Update: On Sunday, OneBlood tweeted: "All FDA guidelines remain in effect for blood donation. There are false reports circulating that FDA rules were being lifted. Not true." Reports that policies were changed to allow donations from men who have had sex with men are false. According to Susan Forbes from OneBlood, the organization must follow all requirements in place by the FDA. The FDA formerly had a lifetime ban on donations from men who have had sex with men, but it was recently changed to a ban on donations from men who have had sex with men in the past 12 months. OneBlood is still working to implement that policy.
"We're working as quickly as possible behind the scenes to implement the new policy, and we understand how people want to be able to help, and we thank them, but we have to make sure we have every thing right," Forbes tells Bustle.
In a press conference Monday morning, Orlando police confirmed that 49 people had been killed and 53 injured early Sunday morning at Orlando's Pulse gay nightclub in the deadliest mass shooting in recent U.S. history.
Earlier: The Orlando Sentinel is reporting that OneBlood is overwhelmed with people wanting to donate, and is asking donors to make an appointment and return in the coming days.
As it stands, many gay and bisexual men may actually be prohibited from donating after the attack on a gay nightclub. The Food and Drug Administration recommends that "men who have sex with men" only be permitted to donate blood if it has been "12 months since the last sexual contact with another man."
This regulation was announced last December as a revision to the FDA's previous recommendation that "men who have sex with men (MSM) be indefinitely deferred" from donating blood. That initial lifetime ban on blood donations has been put in place in 1983 during the start of the AIDS crisis in the United States.
Some on Twitter have started sharing their frustration with the current FDA limits in light of the deadly assault on the popular gay nightclub and to remind the rest of the country that gay men can't donate unless they've been celibate for a year.

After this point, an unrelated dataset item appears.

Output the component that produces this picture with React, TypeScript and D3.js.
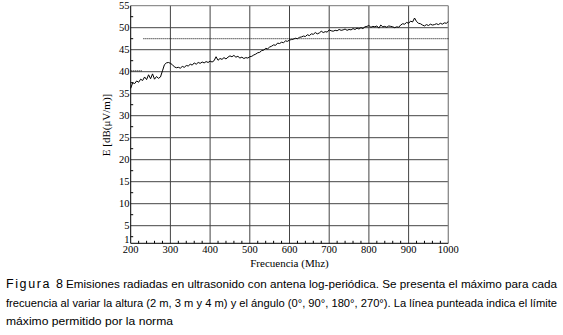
import React from "react";
import * as d3 from "d3";

const xTicks = [200, 300, 400, 500, 600, 700, 800, 900, 1000];
const yTicks = [1, 5, 10, 15, 20, 25, 30, 35, 40, 45, 50, 55];
const xGrid = [300, 400, 500, 600, 700, 800, 900];
const yGrid = [5, 10, 15, 20, 25, 30, 35, 40, 45, 50];

const freqStart = 200;
const freqStep = 5;
const emission = [
  36.2, 37.5, 37.3, 37.9, 37.6, 38.3, 38.0, 38.8, 38.2, 39.3,
  38.4, 39.5, 38.3, 38.9, 38.5, 38.8, 40.2, 41.6, 42.0, 42.1,
  41.9, 41.6, 41.1, 40.9, 41.0, 40.8, 41.2, 41.0, 41.4, 41.3,
  41.7, 41.5, 42.0, 41.7, 42.1, 41.9, 42.2, 42.0, 42.3, 42.1,
  42.4, 42.2, 42.5, 43.4, 42.6, 43.0, 42.8, 43.2, 42.9, 43.3,
  43.6, 43.4, 43.7, 43.3, 43.5, 43.1, 43.3, 43.0, 43.2, 43.1,
  43.4, 43.5, 43.8, 44.0, 44.3, 44.4, 44.8, 44.9, 45.3, 45.2,
  45.6, 45.8, 46.1, 46.0, 46.5, 46.4, 46.7, 46.6, 47.0, 46.9,
  47.2, 47.3, 47.4, 47.6, 47.5, 47.8, 47.9, 48.1, 48.0, 48.4,
  48.2, 48.6, 48.5, 48.9, 48.6, 48.8, 49.2, 48.9, 49.1, 49.0,
  49.5, 49.3, 49.2, 49.4, 49.3, 49.6, 49.4, 49.5, 49.7, 49.4,
  49.6, 49.5, 49.8, 49.6, 49.9, 49.7, 50.0, 49.8, 50.2, 50.3,
  50.5, 50.1, 50.3, 50.2, 50.4, 49.9, 50.6, 50.2, 50.3, 50.1,
  50.4, 50.3, 50.2, 50.0, 50.2, 50.1, 50.6, 50.9, 50.8, 51.2,
  51.0, 51.5, 51.3, 52.2, 51.4, 51.0, 50.9, 50.6, 50.4, 50.7,
  50.5, 50.8, 50.6, 50.7, 50.9, 50.7, 51.0, 50.8, 51.1, 51.0,
  51.4,
];

const limitLow = { from: 200, to: 230, value: 40.2 };
const limitHigh = { from: 232, to: 1000, value: 47.5 };

const captionTitle = "Figura 8";
const captionLines = [
  "Emisiones radiadas en ultrasonido con antena log-periódica. Se presenta el máximo para cada",
  "frecuencia al variar la altura (2 m, 3 m y 4 m) y el ángulo (0°, 90°, 180°, 270°). La línea punteada indica el límite",
  "máximo permitido por la norma",
];

export default function App() {
  const x = d3.scaleLinear().domain([200, 1000]).range([130.7, 448.3]);
  const y = d3.scaleLinear().domain([1, 55]).range([243.3, 5.7]);

  const pts: [number, number][] = emission.map((v, i) => [freqStart + i * freqStep, v]);
  const line = d3.line<[number, number]>().x((d) => x(d[0])).y((d) => y(d[1]));

  const minorX = d3.range(200, 1001, 20).filter((v) => v % 100 !== 0);
  const minorY = d3.range(2.5, 55, 5);

  const serif = "'Liberation Serif', 'Times New Roman', serif";
  const sans = "'Liberation Sans Narrow', 'Arial Narrow', 'Liberation Sans', Arial, sans-serif";

  return (
    <svg
      width={563}
      height={335}
      style={{ position: "absolute", left: 0, top: 0, background: "#fff" }}
    >
      <rect x={0} y={0} width={563} height={335} fill="#fff" />
      {xGrid.map((v) => (
        <line key={"gx" + v} x1={x(v)} x2={x(v)} y1={y(55)} y2={y(1)} stroke="#444" strokeWidth={1} />
      ))}
      {yGrid.map((v) => (
        <line key={"gy" + v} x1={x(200)} x2={x(1000)} y1={y(v)} y2={y(v)} stroke="#444" strokeWidth={1} />
      ))}
      <line x1={x(200)} x2={x(1000)} y1={y(55)} y2={y(55)} stroke="#777" />
      <line x1={x(1000)} x2={x(1000)} y1={y(55)} y2={y(1)} stroke="#888" strokeWidth={1.3} />
      <line x1={x(200)} x2={x(200)} y1={y(55)} y2={y(1)} stroke="#000" />
      <line x1={x(200)} x2={x(1000)} y1={y(1)} y2={y(1)} stroke="#000" />
      {minorX.map((v) => (
        <line key={"mx" + v} x1={x(v)} x2={x(v)} y1={y(1)} y2={y(1) - 2.5} stroke="#000" />
      ))}
      {minorY.map((v) => (
        <line key={"my" + v} x1={x(200)} x2={x(200) + 2.5} y1={y(v)} y2={y(v)} stroke="#000" />
      ))}
      {xTicks.map((v) => (
        <text key={"tx" + v} x={x(v)} y={252.5} textAnchor="middle" fontFamily={serif} fontSize={10.5} fill="#000">
          {v}
        </text>
      ))}
      {yTicks.map((v) => (
        <text
          key={"ty" + v}
          x={129.5}
          y={v === 1 ? y(v) - 0.8 : y(v) + 3.5}
          textAnchor="end"
          fontFamily={serif}
          fontSize={10.5}
          fill="#000"
        >
          {v}
        </text>
      ))}
      {[limitLow, limitHigh].map((s, i) => (
        <line
          key={"lim" + i}
          x1={x(s.from)}
          x2={x(s.to)}
          y1={y(s.value)}
          y2={y(s.value)}
          stroke="#000"
          strokeWidth={1}
          strokeDasharray="1,1"
        />
      ))}
      <path d={line(pts) || ""} fill="none" stroke="#000" strokeWidth={1} />
      <text x={289.5} y={267} textAnchor="middle" fontFamily={serif} fontSize={11} fill="#000">
        Frecuencia (Mhz)
      </text>
      <text
        transform={`translate(110, 125) rotate(-90)`}
        textAnchor="middle"
        fontFamily={serif}
        fontSize={11}
        fill="#000"
      >
        E [dB(μV/m)]
      </text>
      <text x={6} y={288} fontFamily="'Liberation Sans', Arial, sans-serif" fontSize={12.5} fill="#000" textLength={57} lengthAdjust="spacing">
        {captionTitle}
      </text>
      <text x={66} y={288} fontFamily={sans} fontSize={11} fill="#000" textLength={491} lengthAdjust="spacingAndGlyphs">
        {captionLines[0]}
      </text>
      <text x={6} y={306.5} fontFamily={sans} fontSize={11} fill="#000" textLength={551} lengthAdjust="spacingAndGlyphs">
        {captionLines[1]}
      </text>
      <text x={6} y={325} fontFamily={sans} fontSize={11} fill="#000" textLength={167} lengthAdjust="spacingAndGlyphs">
        {captionLines[2]}
      </text>
    </svg>
  );
}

Others have taken to Twitter to call on others to help donate instead, and are hopeful that one small silver lining of this horrendous attack will be greater awareness about the blood donation limits.
Kelsey Louie, CEO for Gay Men's Health Crisis, said the FDA should go further when it made its revision on the lifetime blood donation ban, telling CNN, "It is time for the FDA to implement a policy that is truly based on science, not blanket bans on certain groups of people."
Many other LGBT groups were disappointed that the FDA's revision still involved the stipulation that men who have sex with men must avoid sex for a year before being able to donate. Daniel Bruner, a senior policy director at Whitman-Walker Health, which specializes in LGBT and HIV/AIDS care in Washington D.C., told The Washington Post the waiting period should not be longer than 30 days after sex because current technology allows the virus to be detected in the blood by that time. "The FDA must do better than this slow chipping away at antiquated bans," Bruner told The Washington Post.
Correction: An earlier version of this article claimed that OneBlood would be accepting donations from gay men. That report was false and incorrect. All FDA guidelines remain in effect.